Germinerio transferred from the College at Brockport in Brockport, New York. He led the Golden Eagles to the Final Four of the NCAA tournament in 2017 and the Sweet 16 in 2018. He holds eight passing records at Brockport. He was also named an All-American by d3football.com in 2017.
So far this season, Germinerio has been splitting reps in practice with junior quarterback Wahid Nabi. Nabi has been the Bombers’ starting quarterback since his freshman season and led the team to back-to-back Cortaca Jug victories in 2017 and 2018 as well as a bowl game last season. Nabi said that he was disappointed when head coach Dan Swanstrom told him Germinerio was coming to South Hill. Nabi said he knew Germinerio would be competition for the starting spot.
“Obviously it sucks to hear,” Nabi said. “It’s not something you want to have happen, but what was I supposed to do? It was a matter of it’s happening and he’s going to be a part of the team, so you have to welcome him with open arms.”
Nabi said that during the Bombers’ scrimmage against Misericordia University on Aug. 31 he played for the majority of the second half after Germinerio started the game. He also said Swanstrom has announced who the starting quarterback will be for the season, but Nabi would not reveal which of the players was selected.
Germinerio said he expects to start in the Bombers’ first regular season game Sept. 7 against Saint Vincent College.
“I’ve been getting first-team reps, and it looks like I will be the starter,” Germinerio said. “As Coach says, everything’s subject to change, so my goal is to keep staying at the one spot.”
Swanstrom said that he was not actively searching for a new quarterback when Germinerio began looking for a new team, but that when Germinerio expressed interest in the college, he was excited to have him join the football program.
“In our mission statement with the football program, one of our core values is competition,” Swanstrom said. “We think it brings the best out of everybody. [Nabi] understood that, and he said he was excited to compete.”
Senior wide receiver Will Gladney said the news of Germinerio’s transfer was unexpected.
“I was caught off guard,” Gladney said. “Just from the history of Brockport, for their starting quarterback to come to Ithaca, no one was really expecting that.”
Germinerio began his collegiate career at Division I University at Albany, but he redshirted his freshman season because he was not going to receive playing time. He then transferred to Brockport for his sophomore year and competed in his first collegiate competitions.
Germinerio said that he was originally hoping to transfer to a Division I or II school after playing most of his career at Division III Brockport. Because he only has one more season of eligibility remaining, he said the upper-level programs were not interested in a quarterback who could only compete for a single season. Germinerio said he chose South Hill because he believes he can help the program become one of the best in the country.
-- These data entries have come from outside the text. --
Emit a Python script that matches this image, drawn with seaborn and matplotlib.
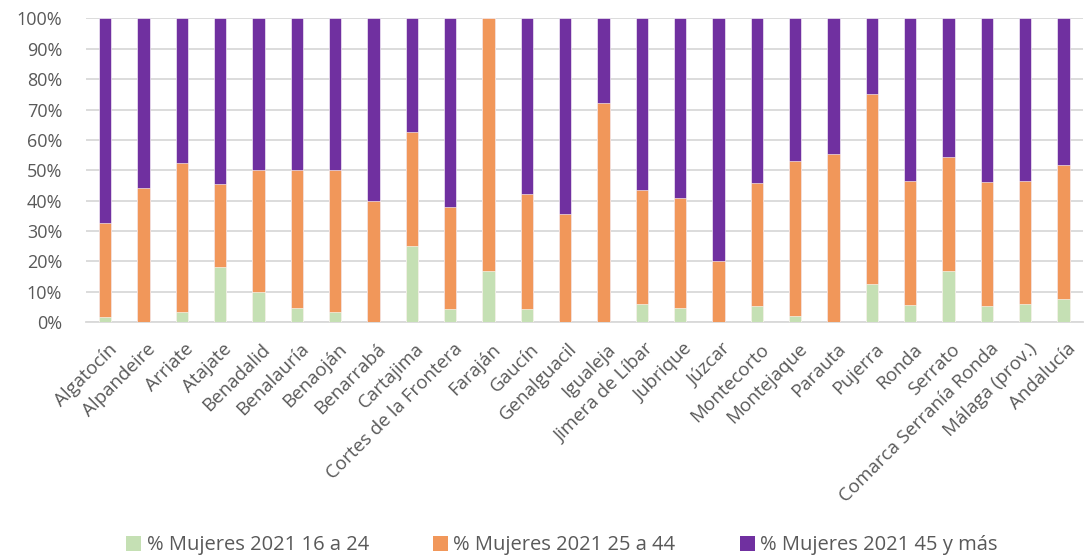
import matplotlib
matplotlib.use("Agg")
import matplotlib.pyplot as plt
import matplotlib.transforms as mtransforms
import numpy as np
import pandas as pd
import seaborn as sns
from matplotlib.patches import Patch
from matplotlib.ticker import PercentFormatter

municipios = [
    "Algatocín", "Alpandeire", "Arriate", "Atajate", "Benadalid", "Benalauría",
    "Benaoján", "Benarrabá", "Cartajima", "Cortes de la Frontera", "Faraján",
    "Gaucín", "Genalguacil", "Igualeja", "Jimera de Líbar", "Jubrique", "Júzcar",
    "Montecorto", "Montejaque", "Parauta", "Pujerra", "Ronda", "Serrato",
    "Comarca Serranía Ronda", "Málaga (prov.)", "Andalucía",
]

# % de mujeres por tramo de edad (2021)
m_16_24 = [1.7, 0.0, 3.4, 18.2, 10.0, 4.5, 3.3, 0.0, 25.0, 4.2, 16.7,
           4.2, 0.0, 0.0, 6.0, 4.5, 0.0, 5.4, 2.0, 0.0, 12.5, 5.5, 16.7,
           5.2, 6.0, 7.7]
m_25_44 = [30.9, 44.3, 49.0, 27.2, 40.0, 45.5, 46.7, 40.0, 37.5, 33.8, 83.3,
           37.8, 35.6, 72.1, 37.6, 36.4, 20.0, 40.4, 51.0, 55.4, 62.5, 40.8, 37.5,
           40.8, 40.5, 43.9]
m_45_mas = [100 - a - b for a, b in zip(m_16_24, m_25_44)]

series = ["% Mujeres 2021 16 a 24", "% Mujeres 2021 25 a 44", "% Mujeres 2021 45 y más"]
colores = ["#C5E0B4", "#F1975A", "#7030A0"]

df = pd.DataFrame({"municipio": municipios,
                   "s1": m_16_24, "s2": m_25_44, "s3": m_45_mas})
df["c1"] = df["s1"]
df["c2"] = df["s1"] + df["s2"]
df["c3"] = df["c2"] + df["s3"]

plt.rcParams["font.family"] = ["Open Sans", "DejaVu Sans"]
texto = "#595959"

fig, ax = plt.subplots(figsize=(10.87, 5.59), dpi=100)

# stacked bars: draw cumulative totals from top segment down
for col, color in zip(["c3", "c2", "c1"], colores[::-1]):
    sns.barplot(data=df, x="municipio", y=col, order=municipios, color=color,
                width=0.32, edgecolor="white", linewidth=0.4, saturation=1,
                ax=ax, zorder=3)

ax.set_ylim(0, 100)
ax.set_xlim(-0.5, len(municipios) - 0.5)
ax.set_yticks(np.arange(0, 101, 10))
ax.yaxis.set_major_formatter(PercentFormatter(100, decimals=0))
ax.grid(axis="y", color="#D9D9D9", linewidth=1.3, zorder=0)
ax.set_axisbelow(True)
for s in ["top", "right", "left"]:
    ax.spines[s].set_visible(False)
ax.spines["bottom"].set_color("#D9D9D9")
ax.spines["bottom"].set_linewidth(1.3)
ax.tick_params(axis="y", length=0, colors=texto, labelsize=13, pad=17)
ax.tick_params(axis="x", length=0, colors=texto, labelsize=13.5, pad=13)
ax.set_xlabel("")
ax.set_ylabel("")
shift = mtransforms.ScaledTranslation(2 / 72, 0, fig.dpi_scale_trans)
for lab in ax.get_xticklabels():
    lab.set_rotation(45)
    lab.set_ha("right")
    lab.set_rotation_mode("anchor")
    lab.set_transform(lab.get_transform() + shift)

handles = [Patch(facecolor=c, edgecolor="none") for c in colores]
fig.legend(handles, series, loc="lower center", ncol=3, frameon=False,
           fontsize=14.5, labelcolor=texto, bbox_to_anchor=(0.517, -0.026),
           handlelength=0.75, handleheight=0.75, handletextpad=0.25,
           columnspacing=3.2)

fig.subplots_adjust(left=0.079, right=0.996, top=0.967, bottom=0.424)
fig.savefig("out.png", dpi=100)
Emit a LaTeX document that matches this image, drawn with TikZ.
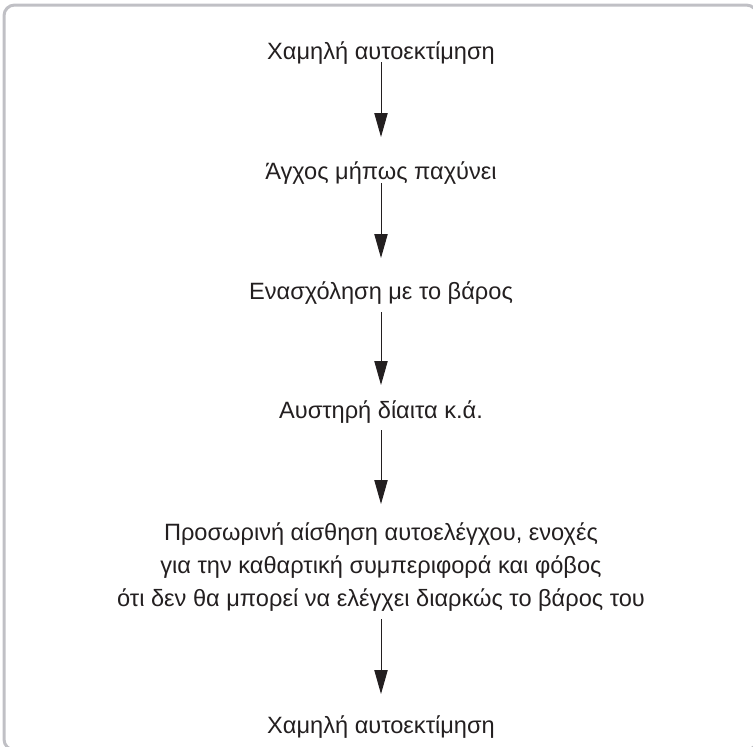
\documentclass[tikz,border=0pt]{standalone}
\usepackage{fontspec}
\setmainfont{Liberation Sans}
\usetikzlibrary{arrows.meta}
\definecolor{framegray}{RGB}{192,192,197}
\definecolor{ink}{RGB}{35,31,32}
\begin{document}
\begin{tikzpicture}[x=0.75pt,y=-0.75pt,
  lbl/.style={inner sep=0pt, text=ink, font=\fontsize{17.7}{25}\selectfont, align=center},
  arr/.style={-{Triangle[length=18pt,width=10pt]}, line width=0.75pt, draw=ink, fill=ink}]
\useasboundingbox (0,0) rectangle (753,746);
\clip (0,0) rectangle (753,746);
\draw[framegray, line width=2.25pt, rounded corners=8pt] (4,5) rectangle (757,750);
\node[lbl, anchor=base] (t1) at (381,59) {Χαμηλή αυτοεκτίμηση};
\node[lbl, anchor=base] (t2) at (381,179) {Άγχος μήπως παχύνει};
\node[lbl, anchor=base] (t3) at (381,299) {Ενασχόληση με το βάρος};
\node[lbl, anchor=base] (t4) at (381,418) {Αυστηρή δίαιτα κ.ά.};
\node[lbl] (m) at (381,567) {Προσωρινή αίσθηση αυτοελέγχου, ενοχές\\για την καθαρτική συμπεριφορά και φόβος\\ότι δεν θα μπορεί να ελέγχει διαρκώς το βάρος του};
\node[lbl, anchor=base] (t6) at (381,733) {Χαμηλή αυτοεκτίμηση};
\draw[arr] ([yshift=-2.25pt]t1.base) -- ([yshift=31.5pt]t2.base);
\draw[arr] ([yshift=-3pt]t2.base) -- ([yshift=30.75pt]t3.base);
\draw[arr] ([yshift=-9.75pt]t3.base) -- ([yshift=24.75pt]t4.base);
\draw[arr] ([yshift=-9pt]t4.base) -- ([yshift=47.25pt]m.center);
\draw[arr] ([yshift=-39pt]m.center) -- ([yshift=29.25pt]t6.base);
\end{tikzpicture}
\end{document}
When he decided to transfer for his final season, Germinerio said there was no bad blood between himself and the Brockport program. Brockport head coach Jason Mangone declined to comment on Germinerio’s transfer.
“People had their opinions about it,” Germinerio said. “You get criticized no matter what you do in life. People still criticize Tom Brady and some of the best football players of all time. I knew what was best for me.”
Though Germinerio’s transfer will be significant for the Bombers on the football field, his academic standing at the college is unclear. Germinerio graduated with an undergraduate degree in finance from Brockport in 2019. However, he is not enrolled at the college as a graduate student. He is only taking 12 credits, which is the minimum required by the NCAA to be eligible for competition.
According to the NCAA, student-athletes must make satisfactory progress toward a degree as determined by the institution. However, according to Gina de Haan, a member of the NCAA’s public relations team, the NCAA does not require student-athletes to complete their degree program. Swanstrom said Germinerio put together a plan with Sean Reid, dean of the School of Business, that would allow him to compete. Reid declined to comment on Germinerio’s academic plan, citing the Family Educational Rights and Privacy Act.
Germinerio said the requirements for the college’s Master of Business Administration program did not align with his rigorous football schedule, so he is taking relevant coursework toward an undergraduate degree in business administration. However, Germinerio said he currently does not plan to complete a degree in business administration and intends to leave the college at the conclusion of the fall semester. Germinerio declined to answer questions about whether he is receiving financial aid from the college.
On the field, Germinerio has been working on finding his rhythm with a brand new offense and coaching staff. Before the start of the Bombers’ preseason, Germinerio had not trained with a team for nearly nine months because he was not able to participate in Brockport’s off-season training after announcing his transfer.
“It’s been a long haul for me, so it’s been really nice for me to get back out there,” Germinerio said. “I’m highly competitive, but at times there were days where I really had to motivate myself. I definitely grew from it and learned, but it’s good to be back.”
Gladney said he enjoys competing alongside a quarterback of Germinerio’s talent and experience level.
“It’s just like having another coach out there,” Gladney said. “Having a guy like that that loves football that much is really great.”
Germinerio said his biggest goal for the season is to bring the Bombers the same success that he brought to Brockport.
“I want nothing more than for this team to experience a playoff run,” he said. “I was fortunate enough to be a part of two teams who went to the playoffs, and I want to share with this team how cool it is to see the sign ‘NCAA Championships’ hanging on the fence. It’s so special, and I think these kids deserve it.”